We can set the bitsize directly, __ARM_FEATRURE_SVE_BITS is just a number, 128, 256, ....
But again it must match the hardware.
On Mon, Jul 11, 2022 at 07:56:50AM -0700, Yibo Cai wrote:
What would be the constraints exactly? If running on a 512-bit SVE CPU, would fixed-size 256-bit SVE be able to execute?No. If SVE hardware is configured as 512 bits (normally set by firmware or OS at boot time), all SVE instrutions will think the register size is 512bits. For example, memory load/store are 512 bits. So the loop increment step of a fixeds-size 256 bit code will be wrong. And memory access may overflow the buffer.
Can we deduce that register lane value at compile time, or is it pure run-time?
It's pure runtime value, though it can be detected by running some tiny code.
My question was whether one could write __attribute__((arm_sve_vector_bits(128))) directly without a specific compiler option. But apparently that doesn't work.
<source>:4:50: error: 'arm_sve_vector_bits' is only supported when '-msve-vector-bits=<bits>' is specified with a value of 128, 256, 512, 1024 or 2048.
typedef svint32_t svfixed_int32_t __attribute__((arm_sve_vector_bits(128)));
Also one can't set any other value that the one given on the command line. Does arm_sve_vector_bits just only serve as a compile-time check that the right SVE width was enabled?
<source>:4:50: error: invalid SVE vector size '128', must match value set by '-msve-vector-bits' ('256')
typedef svint32_t svfixed_int32_t __attribute__((arm_sve_vector_bits(128)));
I find clang has a nice document about arm_sve_vector_bits.
https://github.com/llvm/llvm-project/blob/a45dd3d8140eab78a4554484c2b0435582ee262a/clang/include/clang/Basic/AttrDocs.td#L6204-L6227
Another issue is how to setup CI jobs to verify SVE implementation. As we are running aarch64 tests on x86 machines with qemu-user, it can also be used to verify SVE.
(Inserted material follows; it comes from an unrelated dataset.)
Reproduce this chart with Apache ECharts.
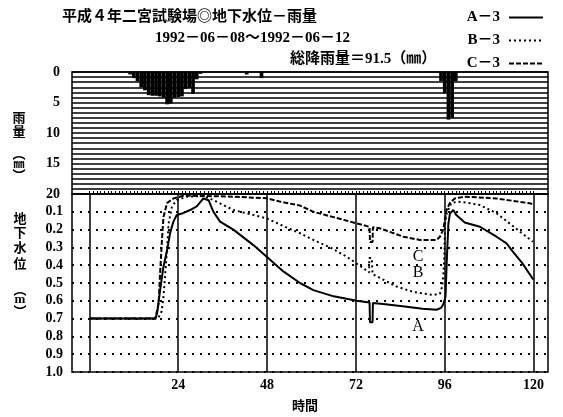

# cross build SVE enabled aarch64 binary
$ aarch64-linux-gnu-g++-10 -march=armv8-a+sve test.c
# test on simulated aarch64 machine with SVE vector size = 256 bits
$ qemu-aarch64 -cpu max,sve256=on -L /usr/aarch64-linux-gnu/ ./a.out
# test on simulated aarch64 machine with SVE vector size = 512 bits
$ qemu-aarch64 -cpu max,sve512=on -L /usr/aarch64-linux-gnu/ ./a.out
NOTES: SVE requires qemu-3+, but current CI job runs on ubuntu18.04 which ships qemu-2.11. SVE job may need ubuntu20.04 (qemu-4.2). For toolchains, gcc-10+ and clang-12+ are necessary to build SVE code. SVE2 requires qemu-6.0, but it can be left to future.
Some updates. I've implemented SVE functions. All unit tests passed. Verified both on real hardware (Neovere-N2) and qemu emulator. Need to refine cmake and add CI job.
Code at https://github.com/cyb70289/xsimd/commit/84e28d8d7f3297101eafcc2ab02a515e22164979
@cyb70289 Sounds interesting! AFAIU, your approach requires setting the bit width at compile time?
Yes, must pass -msve-vector-bits=xxx, otherwise sve code is skipped.
I tested sve128/256/512.
I encountered a similar scenario while doing SIMD research work, not long ago and want to share the following observations. I apologize before hand for the verbose context.
The SVE spec supports vector operations for vector sizes ranging from 128 to 2048 in 128 increments (128 is the lowest power of 2 that is not a primitive type in today's common 64-bit archs). SVE was made to support different archs with different vector lengths without requiring changing your code, given that there is no right answer to the main questions: "What is the right vector length for HPC and chip designs?".
Currently, I do not know of any processor that truly supports agnostic vector extensions without vector length constraints. Also, not all Arm processors support the full SVE spec, so it will always boil down to the capabilities provided by the micro-architecture. Thanks to the change that xsimd made to make batch<T, A> be parameterized by arch instead of vector length, provides the flexibility to support SVE vector length variants that are not supported in other vector extensions. For example, consider a vector length of (640 = 512+128).
To answer the question in hand: How to support Arm SVE? The sensible approach would be exactly what @cyb70289 implemented in his branch, specialize implementations for the different SVE lengths of interest. This would keep xsimd's API consistent. The SVE length needs to be set at compile-time and detected via macros. A shortcoming of this is that a specialization would need to be made for all 128:128:2048 vector lengths, but for now choosing the common vector lengths should suffice.
Other modern SIMD libraries also follow this approach: e.g., EVE.
I need to study xsimd code more carefully to understand better how it could support SVE (and similar) at runtime or without recompilation.
A quick glance at Google highway and if I am reading the code correctly, only SVE-128/256 have constexpr Lanes(), for other vector lengths it is not. This implies that no code that invokes Lanes() can be constexpr.
Also, it seems their implementation (by design) only supports vector lengths of power of 2.